Simple animation is a great way to take your call-to-action and make more visible with in the numerous designs that might surround it.
Legible text. Short and Simple.
A clear and concise message is one that your audience can easily read and understand without over-thinking. Banner ads should not have cursive, script, or extremely thin fonts. All uppercase copy or smaller than 10pt font (unless it’s a disclaimer/copyright notice) should also be avoided. The headline and body copy should be different sizes and each shouldn’t be longer than four lines.
Simple animated ads usually out-perform static banner ads, and can be very effective in banner design, but a word of caution… these must not detract from the message. To avoid an overly repetitive animation, banners shouldn’t be longer than 10 seconds, and they shouldn’t loop more than three times.
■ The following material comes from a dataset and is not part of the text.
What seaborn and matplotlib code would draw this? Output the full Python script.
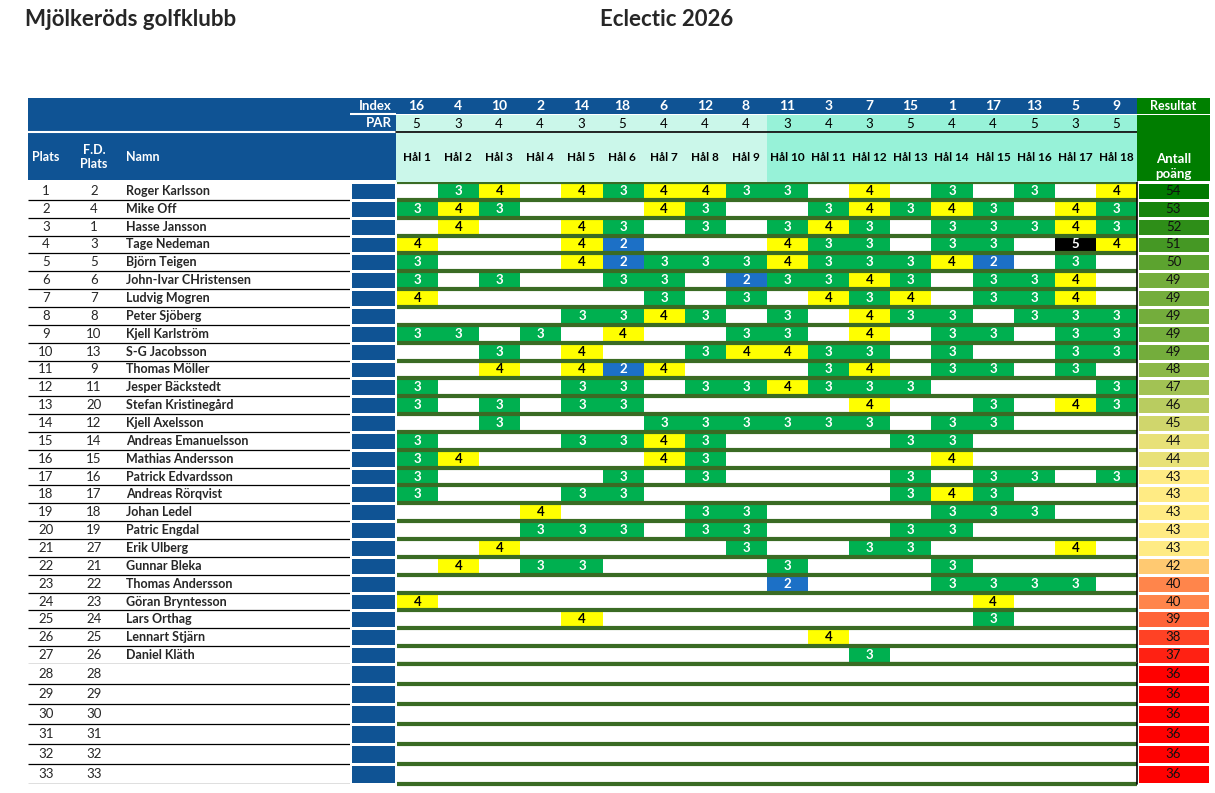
import numpy as np
import matplotlib.pyplot as plt
import seaborn as sns
from matplotlib.colors import ListedColormap, LinearSegmentedColormap

sns.set_style("white")
plt.rcParams["font.family"] = ["Lato", "DejaVu Sans"]

# --- data read from the sheet
hole_no = [1, 2, 3, 4, 5, 6, 7, 8, 9, 10, 11, 12, 13, 14, 15, 16, 17, 18]
hole_index = [16, 4, 10, 2, 14, 18, 6, 12, 8, 11, 3, 7, 15, 1, 17, 13, 5, 9]
hole_par = [5, 3, 4, 4, 3, 5, 4, 4, 4, 3, 4, 3, 5, 4, 4, 5, 3, 5]

plats = [1, 2, 3, 4, 5, 6, 7, 8, 9, 10, 11, 12, 13, 14, 15, 16, 17,
         18, 19, 20, 21, 22, 23, 24, 25, 26, 27, 28, 29, 30, 31, 32, 33]
fd_plats = [2, 4, 1, 3, 5, 6, 7, 8, 10, 13, 9, 11, 20, 12, 14, 15, 16,
            17, 18, 19, 27, 21, 22, 23, 24, 25, 26, 28, 29, 30, 31, 32, 33]
names = ["Roger Karlsson", "Mike Off", "Hasse Jansson", "Tage Nedeman",
         "Björn Teigen", "John-Ivar CHristensen", "Ludvig Mogren",
         "Peter Sjöberg", "Kjell Karlström", "S-G Jacobsson", "Thomas Möller",
         "Jesper Bäckstedt", "Stefan Kristinegård", "Kjell Axelsson",
         "Andreas Emanuelsson", "Mathias Andersson", "Patrick Edvardsson",
         "Andreas Rörqvist", "Johan Ledel", "Patric Engdal", "Erik Ulberg",
         "Gunnar Bleka", "Thomas Andersson", "Göran Bryntesson", "Lars Orthag",
         "Lennart Stjärn", "Daniel Kläth", "", "", "", "", "", ""]
resultat = [54, 53, 52, 51, 50, 49, 49, 49, 49, 49, 48, 47, 46, 45, 44, 44, 43,
            43, 43, 43, 43, 42, 40, 40, 39, 38, 37, 36, 36, 36, 36, 36, 36]

# best score per hole, 0 = empty cell
scores = [
    [0, 3, 4, 0, 4, 3, 4, 4, 3, 3, 0, 4, 0, 3, 0, 3, 0, 4],
    [3, 4, 3, 0, 0, 0, 4, 3, 0, 0, 3, 4, 3, 4, 3, 0, 4, 3],
    [0, 4, 0, 0, 4, 3, 0, 3, 0, 3, 4, 3, 0, 3, 3, 3, 4, 3],
    [4, 0, 0, 0, 4, 2, 0, 0, 0, 4, 3, 3, 0, 3, 3, 0, 5, 4],
    [3, 0, 0, 0, 4, 2, 3, 3, 3, 4, 3, 3, 3, 4, 2, 0, 3, 0],
    [3, 0, 3, 0, 0, 3, 3, 0, 2, 3, 3, 4, 3, 0, 3, 3, 4, 0],
    [4, 0, 0, 0, 0, 0, 3, 0, 3, 0, 4, 3, 4, 0, 3, 3, 4, 0],
    [0, 0, 0, 0, 3, 3, 4, 3, 0, 3, 0, 4, 3, 3, 0, 3, 3, 3],
    [3, 3, 0, 3, 0, 4, 0, 0, 3, 3, 0, 4, 0, 3, 3, 0, 3, 3],
    [0, 0, 3, 0, 4, 0, 0, 3, 4, 4, 3, 3, 0, 3, 0, 0, 3, 3],
    [0, 0, 4, 0, 4, 2, 4, 0, 0, 0, 3, 4, 0, 3, 3, 0, 3, 0],
    [3, 0, 0, 0, 3, 3, 0, 3, 3, 4, 3, 3, 3, 0, 0, 0, 0, 3],
    [3, 0, 3, 0, 3, 3, 0, 0, 0, 0, 0, 4, 0, 0, 3, 0, 4, 3],
    [0, 0, 3, 0, 0, 0, 3, 3, 3, 3, 3, 3, 0, 3, 3, 0, 0, 0],
    [3, 0, 0, 0, 3, 3, 4, 3, 0, 0, 0, 0, 3, 3, 0, 0, 0, 0],
    [3, 4, 0, 0, 0, 0, 4, 3, 0, 0, 0, 0, 0, 4, 0, 0, 0, 0],
    [3, 0, 0, 0, 0, 3, 0, 3, 0, 0, 0, 0, 3, 0, 3, 3, 0, 3],
    [3, 0, 0, 0, 3, 3, 0, 0, 0, 0, 0, 0, 3, 4, 3, 0, 0, 0],
    [0, 0, 0, 4, 0, 0, 0, 3, 3, 0, 0, 0, 0, 3, 3, 3, 0, 0],
    [0, 0, 0, 3, 3, 3, 0, 3, 3, 0, 0, 0, 3, 3, 0, 0, 0, 0],
    [0, 0, 4, 0, 0, 0, 0, 0, 3, 0, 0, 3, 3, 0, 0, 0, 4, 0],
    [0, 4, 0, 3, 3, 0, 0, 0, 0, 3, 0, 0, 0, 3, 0, 0, 0, 0],
    [0, 0, 0, 0, 0, 0, 0, 0, 0, 2, 0, 0, 0, 3, 3, 3, 3, 0],
    [4, 0, 0, 0, 0, 0, 0, 0, 0, 0, 0, 0, 0, 0, 4, 0, 0, 0],
    [0, 0, 0, 0, 4, 0, 0, 0, 0, 0, 0, 0, 0, 0, 3, 0, 0, 0],
    [0, 0, 0, 0, 0, 0, 0, 0, 0, 0, 4, 0, 0, 0, 0, 0, 0, 0],
    [0, 0, 0, 0, 0, 0, 0, 0, 0, 0, 0, 3, 0, 0, 0, 0, 0, 0],
    [0] * 18,
    [0] * 18,
    [0] * 18,
    [0] * 18,
    [0] * 18,
    [0] * 18,
]

# --- colours
BLUE = "#0f5394"
LINE_GREEN = "#3a6b24"
MINT = ["#cbf7ea", "#97f2d8"]
cell_cmap = ListedColormap(["white", "#1c70c6", "#00b050", "#ffff00", "black"])
code_of = {0: 0, 2: 1, 3: 2, 4: 3, 5: 4}
res_cmap = LinearSegmentedColormap.from_list(
    "res", [(0.0, "#ff0000"), ((43 - 36) / (54 - 36), "#ffeb84"), (1.0, "#007a00")])

W, H = 1215, 793
fig = plt.figure(figsize=(W / 100, H / 100), dpi=100)


def px_axes(x0, y0, x1, y1):
    # axes placed in pixel coords, y measured from top
    return fig.add_axes([x0 / W, 1 - y1 / H, (x1 - x0) / W, (y1 - y0) / H])


def plain(ax):
    ax.set_xticks([])
    ax.set_yticks([])
    for s in ax.spines.values():
        s.set_visible(False)


def draw_block(r0, r1, y_top, y_bot):
    n = r1 - r0
    rows = scores[r0:r1]
    codes = np.array([[code_of[v] for v in row] for row in rows])
    labels = np.array([[str(v) if v else "" for v in row] for row in rows])

    # score grid
    ax = px_axes(397, y_top, 1137, y_bot)
    sns.heatmap(codes, cmap=cell_cmap, vmin=-0.5, vmax=4.5, annot=labels, fmt="",
                cbar=False, xticklabels=False, yticklabels=False,
                annot_kws=dict(fontsize=9.5, fontweight="bold"), ax=ax)
    for t in ax.texts:
        t.set_color("black" if t.get_text() == "4" else "white")
    ax.hlines(np.arange(n + 1), 0, len(hole_no), colors=LINE_GREEN, lw=3, clip_on=False)

    # result column
    ax = px_axes(1137, y_top, 1210, y_bot)
    sns.heatmap(np.array(resultat[r0:r1])[:, None], cmap=res_cmap, vmin=36, vmax=54,
                annot=True, fmt="d", cbar=False, linewidths=1, linecolor="white",
                xticklabels=False, yticklabels=False,
                annot_kws=dict(fontsize=9.5, color="#111111"), ax=ax)
    ax.axvline(0, color="black", lw=1.2, clip_on=False)

    # blue column next to the names
    ax = px_axes(350, y_top, 396, y_bot)
    sns.heatmap(np.zeros((n, 1)), cmap=ListedColormap([BLUE]), cbar=False,
                linewidths=1, linecolor="white", xticklabels=False,
                yticklabels=False, ax=ax)

    # Plats / F.D. Plats / Namn
    ax = px_axes(28, y_top, 350, y_bot)
    ax.set_xlim(28, 350)
    ax.set_ylim(n, 0)
    ax.axis("off")
    for i in range(n):
        r = r0 + i
        ax.text(46, i + 0.5, str(plats[r]), ha="center", va="center", fontsize=9.5)
        ax.text(94, i + 0.5, str(fd_plats[r]), ha="center", va="center", fontsize=9.5)
        ax.text(126, i + 0.5, names[r], ha="left", va="center", fontsize=9,
                fontweight="bold")
    ax.hlines(np.arange(1, n + 1), 28, 350, colors="black", lw=0.9)


# rows 1-27 are a bit tighter than the empty rows 28-33
draw_block(0, 27, 182, 664)
draw_block(27, 33, 664, 784)

# --- header, left part
ax = px_axes(28, 98, 396, 180)
ax.set_facecolor(BLUE)
plain(ax)
ax.set_xlim(28, 396)
ax.set_ylim(180, 98)
ax.axhline(132, color="white", lw=1.5)
ax.hlines(114, 350, 396, colors="white", lw=1.5)
ax.text(392, 106, "Index", ha="right", va="center", color="white", fontsize=9.5, fontweight="bold")
ax.text(392, 123, "PAR", ha="right", va="center", color="white", fontsize=9.5, fontweight="bold")
ax.text(46, 157, "Plats", ha="center", va="center", color="white", fontsize=9, fontweight="bold")
ax.text(94, 157, "F.D.\nPlats", ha="center", va="center", color="white", fontsize=9,
        fontweight="bold", linespacing=1.3)
ax.text(126, 157, "Namn", ha="left", va="center", color="white", fontsize=9, fontweight="bold")

# --- header, hole rows
half = np.array([[0 if h <= 9 else 1 for h in hole_no]])

ax = px_axes(396, 98, 1137, 114)
sns.heatmap(np.zeros((1, len(hole_no))), cmap=ListedColormap([BLUE]), cbar=False,
            annot=np.array([hole_index]), fmt="d", xticklabels=False, yticklabels=False,
            annot_kws=dict(fontsize=10, fontweight="bold", color="white"), ax=ax)

ax = px_axes(396, 115, 1137, 132)
sns.heatmap(half, cmap=ListedColormap(MINT), vmin=-0.5, vmax=1.5, cbar=False,
            annot=np.array([hole_par]), fmt="d", xticklabels=False, yticklabels=False,
            annot_kws=dict(fontsize=9.5, color="black"), ax=ax)
ax.axhline(1, color="black", lw=1.2, clip_on=False)

ax = px_axes(396, 133, 1137, 182)
sns.heatmap(half, cmap=ListedColormap(MINT), vmin=-0.5, vmax=1.5, cbar=False,
            annot=np.array([[f"Hål {h}" for h in hole_no]]), fmt="",
            xticklabels=False, yticklabels=False,
            annot_kws=dict(fontsize=8.5, fontweight="bold", color="black"), ax=ax)

# --- header, result column
ax = px_axes(1137, 98, 1210, 114)
ax.set_facecolor("#008000")
plain(ax)
ax.text(0.5, 0.5, "Resultat", transform=ax.transAxes, ha="center", va="center",
        color="white", fontsize=9, fontweight="bold")

ax = px_axes(1137, 115, 1210, 181)
ax.set_facecolor("#007d00")
plain(ax)
ax.text(0.5, 0.22, "Antall\npoäng", transform=ax.transAxes, ha="center", va="center",
        color="white", fontsize=9.5, fontweight="bold", linespacing=1.35)

# --- titles
fig.text(25 / W, 1 - 20 / H, "Mjölkeröds golfklubb", ha="left", va="center",
         fontsize=16, fontweight="bold")
fig.text(667 / W, 1 - 20 / H, "Eclectic 2026", ha="center", va="center",
         fontsize=16, fontweight="bold")

fig.savefig("out.png", dpi=100)
plt.close(fig)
The call–to–action should ideally appear within three seconds of the animation starting.
Finally, customers don’t experience the on– and offline presence of brands as two separate entities. It’s part of a bigger customer journey. Advertising that seamlessly integrates brand message, consistently and with clarity will work harder to acquire prospects, engage and communicate the actual product/service/pricing of the brand, and move customers towards a conversion to drive purchases.